Ward was able to make the transition from a non-league set-up to that of a Football League club fairly smoothly.
“We were training every day at Brighton, whereas at Burton we trained two or three times a week and the rest of the time you worked in another job.
“I much preferred to train in football than work in a factory. At Brighton, I got stronger, I did a lot of work putting weights on my legs and it paid off."
With his close control and explosive goalscoring skills, Ward won rave reviews from Albion fans for his displays in the reserves, so much so that there was a mini-campaign in The Argus letters page for him to be given a first-team chance.
Eventually, in March 1976, the prodigious striker was given his debut in Brighton’s Division Three match at league leaders Hereford, and he made a flying start.
"It was totally unexpected that I was selected for the first team. You can’t go wrong when you make your debut in front of the Match of the Day cameras and score in 50 seconds! Everyone’s watching and everyone knows who you are then."
In the 1-1 draw, the identity of the first scorer was in dispute, "Sammy Morgan said he thought it was his goal.
“We stopped on the way back from Hereford and went to eat and watch Match of the Day and we could see it was my goal even thought it was lucky. If it hadn’t been on the telly it wouldn’t have been recorded as mine."
Peter played in the final eight matches of the 1975/76 season, hitting six goals. Despite Wardy's prowess in front of goal, Taylor's Albion side won just once in those matches, putting the kybosh on their promotion chances.

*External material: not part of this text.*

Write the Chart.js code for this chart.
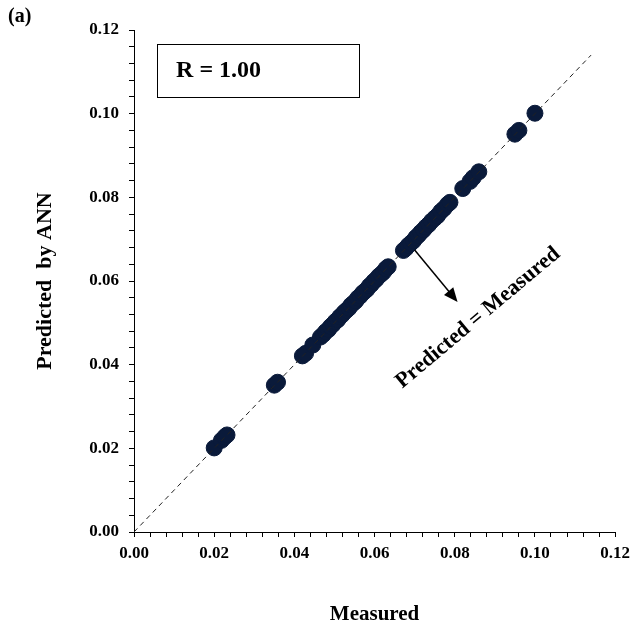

They finished fourth, three points adrift of Millwall, who defeated Brighton 3-1 in a crucial match over Easter, and there were some critics of Taylor’s ability to motivate players.
“He would have it out with players, saying things like ‘What the hell are you doing?’ But as I was coming in and scoring, he was good and encouraging with me.
“When the season finished Taylor gave me a rise, a bonus and extended contract. He may have done that to secure me at the club. There was no hint that he was going to be leaving.”
Having failed to secure promotion, Taylor left for Nottingham Forest in the summer of 1976, re-uniting with Brian Clough.
As for Ward, the pint-sized striker was about to embark on a phenomenal first full season in the Brighton first team.
A club record breaking 36 goals in all competitions was just the start that new boss Alan Mullery was looking for from the former Burton goalscorer.
Ward’s goals proved vital to Albion’s success in the late Seventies/early Eighties, where the Seagulls rose up to the First Division before a transfer to two-time European champions Nottingham Forest in 1980.
The forward briefly returned on loan in 1982 before heading to Canada and then America - where he still lives - for the remainder of his career.